======== Listing

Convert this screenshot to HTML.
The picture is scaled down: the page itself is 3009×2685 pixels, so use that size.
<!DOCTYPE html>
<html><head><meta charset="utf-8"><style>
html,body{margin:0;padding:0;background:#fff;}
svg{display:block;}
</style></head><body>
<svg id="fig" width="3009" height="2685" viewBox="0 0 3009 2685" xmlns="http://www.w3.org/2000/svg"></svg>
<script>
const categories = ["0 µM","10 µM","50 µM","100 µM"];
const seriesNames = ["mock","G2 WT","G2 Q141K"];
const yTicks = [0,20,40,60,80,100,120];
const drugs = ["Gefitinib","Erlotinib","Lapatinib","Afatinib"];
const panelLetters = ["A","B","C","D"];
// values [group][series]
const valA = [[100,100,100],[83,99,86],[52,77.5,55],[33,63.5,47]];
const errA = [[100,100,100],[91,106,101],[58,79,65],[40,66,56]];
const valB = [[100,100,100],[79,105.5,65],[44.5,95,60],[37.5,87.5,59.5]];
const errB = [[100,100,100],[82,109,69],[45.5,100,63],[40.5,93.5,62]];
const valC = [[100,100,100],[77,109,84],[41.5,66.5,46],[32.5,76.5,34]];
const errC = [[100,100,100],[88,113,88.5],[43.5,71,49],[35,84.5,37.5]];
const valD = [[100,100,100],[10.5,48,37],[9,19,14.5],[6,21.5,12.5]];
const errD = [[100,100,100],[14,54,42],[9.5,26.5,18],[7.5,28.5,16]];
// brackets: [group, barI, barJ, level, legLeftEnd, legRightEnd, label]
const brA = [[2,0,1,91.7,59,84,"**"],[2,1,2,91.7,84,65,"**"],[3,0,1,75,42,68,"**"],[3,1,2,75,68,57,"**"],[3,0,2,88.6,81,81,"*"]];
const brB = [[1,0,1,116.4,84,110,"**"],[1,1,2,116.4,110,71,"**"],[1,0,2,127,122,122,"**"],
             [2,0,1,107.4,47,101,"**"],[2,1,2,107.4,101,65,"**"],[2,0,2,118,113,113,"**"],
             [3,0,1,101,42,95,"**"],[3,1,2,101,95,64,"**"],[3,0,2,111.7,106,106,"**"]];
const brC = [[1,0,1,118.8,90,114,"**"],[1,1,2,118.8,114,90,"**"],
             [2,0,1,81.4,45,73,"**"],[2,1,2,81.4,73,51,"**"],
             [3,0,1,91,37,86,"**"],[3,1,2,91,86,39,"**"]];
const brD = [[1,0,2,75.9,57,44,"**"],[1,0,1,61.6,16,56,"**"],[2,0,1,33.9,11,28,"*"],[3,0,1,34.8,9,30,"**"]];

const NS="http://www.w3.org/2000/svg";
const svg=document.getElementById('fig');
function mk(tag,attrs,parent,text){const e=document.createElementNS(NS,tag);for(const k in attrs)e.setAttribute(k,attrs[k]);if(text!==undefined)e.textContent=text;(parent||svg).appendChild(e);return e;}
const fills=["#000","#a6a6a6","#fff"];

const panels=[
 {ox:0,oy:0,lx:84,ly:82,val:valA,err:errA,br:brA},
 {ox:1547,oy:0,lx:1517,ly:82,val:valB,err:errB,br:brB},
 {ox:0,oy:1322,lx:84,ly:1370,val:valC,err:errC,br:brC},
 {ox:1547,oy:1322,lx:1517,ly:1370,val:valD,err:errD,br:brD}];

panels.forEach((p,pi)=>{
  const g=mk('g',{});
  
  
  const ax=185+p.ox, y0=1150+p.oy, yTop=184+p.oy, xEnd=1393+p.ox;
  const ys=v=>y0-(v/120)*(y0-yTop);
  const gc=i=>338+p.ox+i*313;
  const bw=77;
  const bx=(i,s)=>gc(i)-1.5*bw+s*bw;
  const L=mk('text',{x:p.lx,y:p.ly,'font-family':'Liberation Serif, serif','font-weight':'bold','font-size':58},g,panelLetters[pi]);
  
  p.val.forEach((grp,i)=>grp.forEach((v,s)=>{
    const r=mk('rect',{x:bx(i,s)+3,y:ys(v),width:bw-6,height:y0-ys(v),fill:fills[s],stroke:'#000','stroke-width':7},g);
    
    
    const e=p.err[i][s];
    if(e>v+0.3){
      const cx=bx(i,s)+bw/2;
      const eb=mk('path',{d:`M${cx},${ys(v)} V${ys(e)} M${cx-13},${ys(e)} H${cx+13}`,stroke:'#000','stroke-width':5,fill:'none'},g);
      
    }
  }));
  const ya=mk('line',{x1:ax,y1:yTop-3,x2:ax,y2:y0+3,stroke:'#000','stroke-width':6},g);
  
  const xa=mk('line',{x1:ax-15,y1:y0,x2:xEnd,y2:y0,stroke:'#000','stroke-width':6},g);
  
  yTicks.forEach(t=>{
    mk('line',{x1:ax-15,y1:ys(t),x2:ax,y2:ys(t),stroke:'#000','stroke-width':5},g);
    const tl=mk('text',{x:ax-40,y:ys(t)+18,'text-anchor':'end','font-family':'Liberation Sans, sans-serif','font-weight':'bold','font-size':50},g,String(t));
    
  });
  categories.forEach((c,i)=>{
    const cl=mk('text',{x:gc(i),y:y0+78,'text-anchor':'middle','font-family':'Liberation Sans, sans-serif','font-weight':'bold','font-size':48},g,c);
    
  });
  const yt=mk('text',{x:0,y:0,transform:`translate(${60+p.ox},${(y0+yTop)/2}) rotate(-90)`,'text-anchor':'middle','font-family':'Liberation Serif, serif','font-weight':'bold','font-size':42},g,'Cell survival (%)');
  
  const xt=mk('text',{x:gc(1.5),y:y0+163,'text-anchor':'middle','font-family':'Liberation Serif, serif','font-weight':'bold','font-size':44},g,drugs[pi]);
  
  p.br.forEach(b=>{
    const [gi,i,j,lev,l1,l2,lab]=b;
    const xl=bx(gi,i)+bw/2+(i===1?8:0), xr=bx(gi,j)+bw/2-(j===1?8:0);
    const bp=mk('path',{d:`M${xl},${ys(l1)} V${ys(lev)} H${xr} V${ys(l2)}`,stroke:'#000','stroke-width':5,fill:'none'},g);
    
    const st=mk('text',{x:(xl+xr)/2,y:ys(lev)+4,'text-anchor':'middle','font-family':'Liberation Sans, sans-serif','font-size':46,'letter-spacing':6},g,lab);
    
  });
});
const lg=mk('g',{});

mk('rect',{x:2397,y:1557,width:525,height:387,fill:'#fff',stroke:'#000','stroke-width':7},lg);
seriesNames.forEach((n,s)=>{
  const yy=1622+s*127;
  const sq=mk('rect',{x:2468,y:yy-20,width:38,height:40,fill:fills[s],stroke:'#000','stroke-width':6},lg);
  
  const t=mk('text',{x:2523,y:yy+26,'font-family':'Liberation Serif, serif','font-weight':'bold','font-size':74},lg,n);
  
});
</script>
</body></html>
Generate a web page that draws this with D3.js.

================

What to work on =
Extract the full set of entries word for word.

The output =
Convert this screenshot to HTML.
The picture is scaled down: the page itself is 3009×2685 pixels, so use that size.
<!DOCTYPE html>
<html><head><meta charset="utf-8"><style>
html,body{margin:0;padding:0;background:#fff;}
svg{display:block;}
</style></head><body>
<svg id="fig" width="3009" height="2685" viewBox="0 0 3009 2685" xmlns="http://www.w3.org/2000/svg"></svg>
<script>
const categories = ["0 µM","10 µM","50 µM","100 µM"];
const seriesNames = ["mock","G2 WT","G2 Q141K"];
const yTicks = [0,20,40,60,80,100,120];
const drugs = ["Gefitinib","Erlotinib","Lapatinib","Afatinib"];
const panelLetters = ["A","B","C","D"];
// values [group][series]
const valA = [[100,100,100],[83,99,86],[52,77.5,55],[33,63.5,47]];
const errA = [[100,100,100],[91,106,101],[58,79,65],[40,66,56]];
const valB = [[100,100,100],[79,105.5,65],[44.5,95,60],[37.5,87.5,59.5]];
const errB = [[100,100,100],[82,109,69],[45.5,100,63],[40.5,93.5,62]];
const valC = [[100,100,100],[77,109,84],[41.5,66.5,46],[32.5,76.5,34]];
const errC = [[100,100,100],[88,113,88.5],[43.5,71,49],[35,84.5,37.5]];
const valD = [[100,100,100],[10.5,48,37],[9,19,14.5],[6,21.5,12.5]];
const errD = [[100,100,100],[14,54,42],[9.5,26.5,18],[7.5,28.5,16]];
// brackets: [group, barI, barJ, level, legLeftEnd, legRightEnd, label]
const brA = [[2,0,1,91.7,59,84,"**"],[2,1,2,91.7,84,65,"**"],[3,0,1,75,42,68,"**"],[3,1,2,75,68,57,"**"],[3,0,2,88.6,81,81,"*"]];
const brB = [[1,0,1,116.4,84,110,"**"],[1,1,2,116.4,110,71,"**"],[1,0,2,127,122,122,"**"],
             [2,0,1,107.4,47,101,"**"],[2,1,2,107.4,101,65,"**"],[2,0,2,118,113,113,"**"],
             [3,0,1,101,42,95,"**"],[3,1,2,101,95,64,"**"],[3,0,2,111.7,106,106,"**"]];
const brC = [[1,0,1,118.8,90,114,"**"],[1,1,2,118.8,114,90,"**"],
             [2,0,1,81.4,45,73,"**"],[2,1,2,81.4,73,51,"**"],
             [3,0,1,91,37,86,"**"],[3,1,2,91,86,39,"**"]];
const brD = [[1,0,2,75.9,57,44,"**"],[1,0,1,61.6,16,56,"**"],[2,0,1,33.9,11,28,"*"],[3,0,1,34.8,9,30,"**"]];

const NS="http://www.w3.org/2000/svg";
const svg=document.getElementById('fig');
function mk(tag,attrs,parent,text){const e=document.createElementNS(NS,tag);for(const k in attrs)e.setAttribute(k,attrs[k]);if(text!==undefined)e.textContent=text;(parent||svg).appendChild(e);return e;}
const fills=["#000","#a6a6a6","#fff"];

const panels=[
 {ox:0,oy:0,lx:84,ly:82,val:valA,err:errA,br:brA},
 {ox:1547,oy:0,lx:1517,ly:82,val:valB,err:errB,br:brB},
 {ox:0,oy:1322,lx:84,ly:1370,val:valC,err:errC,br:brC},
 {ox:1547,oy:1322,lx:1517,ly:1370,val:valD,err:errD,br:brD}];

panels.forEach((p,pi)=>{
  const g=mk('g',{});
  
  
  const ax=185+p.ox, y0=1150+p.oy, yTop=184+p.oy, xEnd=1393+p.ox;
  const ys=v=>y0-(v/120)*(y0-yTop);
  const gc=i=>338+p.ox+i*313;
  const bw=77;
  const bx=(i,s)=>gc(i)-1.5*bw+s*bw;
  const L=mk('text',{x:p.lx,y:p.ly,'font-family':'Liberation Serif, serif','font-weight':'bold','font-size':58},g,panelLetters[pi]);
  
  p.val.forEach((grp,i)=>grp.forEach((v,s)=>{
    const r=mk('rect',{x:bx(i,s)+3,y:ys(v),width:bw-6,height:y0-ys(v),fill:fills[s],stroke:'#000','stroke-width':7},g);
    
    
    const e=p.err[i][s];
    if(e>v+0.3){
      const cx=bx(i,s)+bw/2;
      const eb=mk('path',{d:`M${cx},${ys(v)} V${ys(e)} M${cx-13},${ys(e)} H${cx+13}`,stroke:'#000','stroke-width':5,fill:'none'},g);
      
    }
  }));
  const ya=mk('line',{x1:ax,y1:yTop-3,x2:ax,y2:y0+3,stroke:'#000','stroke-width':6},g);
  
  const xa=mk('line',{x1:ax-15,y1:y0,x2:xEnd,y2:y0,stroke:'#000','stroke-width':6},g);
  
  yTicks.forEach(t=>{
    mk('line',{x1:ax-15,y1:ys(t),x2:ax,y2:ys(t),stroke:'#000','stroke-width':5},g);
    const tl=mk('text',{x:ax-40,y:ys(t)+18,'text-anchor':'end','font-family':'Liberation Sans, sans-serif','font-weight':'bold','font-size':50},g,String(t));
    
  });
  categories.forEach((c,i)=>{
    const cl=mk('text',{x:gc(i),y:y0+78,'text-anchor':'middle','font-family':'Liberation Sans, sans-serif','font-weight':'bold','font-size':48},g,c);
    
  });
  const yt=mk('text',{x:0,y:0,transform:`translate(${60+p.ox},${(y0+yTop)/2}) rotate(-90)`,'text-anchor':'middle','font-family':'Liberation Serif, serif','font-weight':'bold','font-size':42},g,'Cell survival (%)');
  
  const xt=mk('text',{x:gc(1.5),y:y0+163,'text-anchor':'middle','font-family':'Liberation Serif, serif','font-weight':'bold','font-size':44},g,drugs[pi]);
  
  p.br.forEach(b=>{
    const [gi,i,j,lev,l1,l2,lab]=b;
    const xl=bx(gi,i)+bw/2+(i===1?8:0), xr=bx(gi,j)+bw/2-(j===1?8:0);
    const bp=mk('path',{d:`M${xl},${ys(l1)} V${ys(lev)} H${xr} V${ys(l2)}`,stroke:'#000','stroke-width':5,fill:'none'},g);
    
    const st=mk('text',{x:(xl+xr)/2,y:ys(lev)+4,'text-anchor':'middle','font-family':'Liberation Sans, sans-serif','font-size':46,'letter-spacing':6},g,lab);
    
  });
});
const lg=mk('g',{});

mk('rect',{x:2397,y:1557,width:525,height:387,fill:'#fff',stroke:'#000','stroke-width':7},lg);
seriesNames.forEach((n,s)=>{
  const yy=1622+s*127;
  const sq=mk('rect',{x:2468,y:yy-20,width:38,height:40,fill:fills[s],stroke:'#000','stroke-width':6},lg);
  
  const t=mk('text',{x:2523,y:yy+26,'font-family':'Liberation Serif, serif','font-weight':'bold','font-size':74},lg,n);
  
});
</script>
</body></html>
Generate a web page that draws this with D3.js.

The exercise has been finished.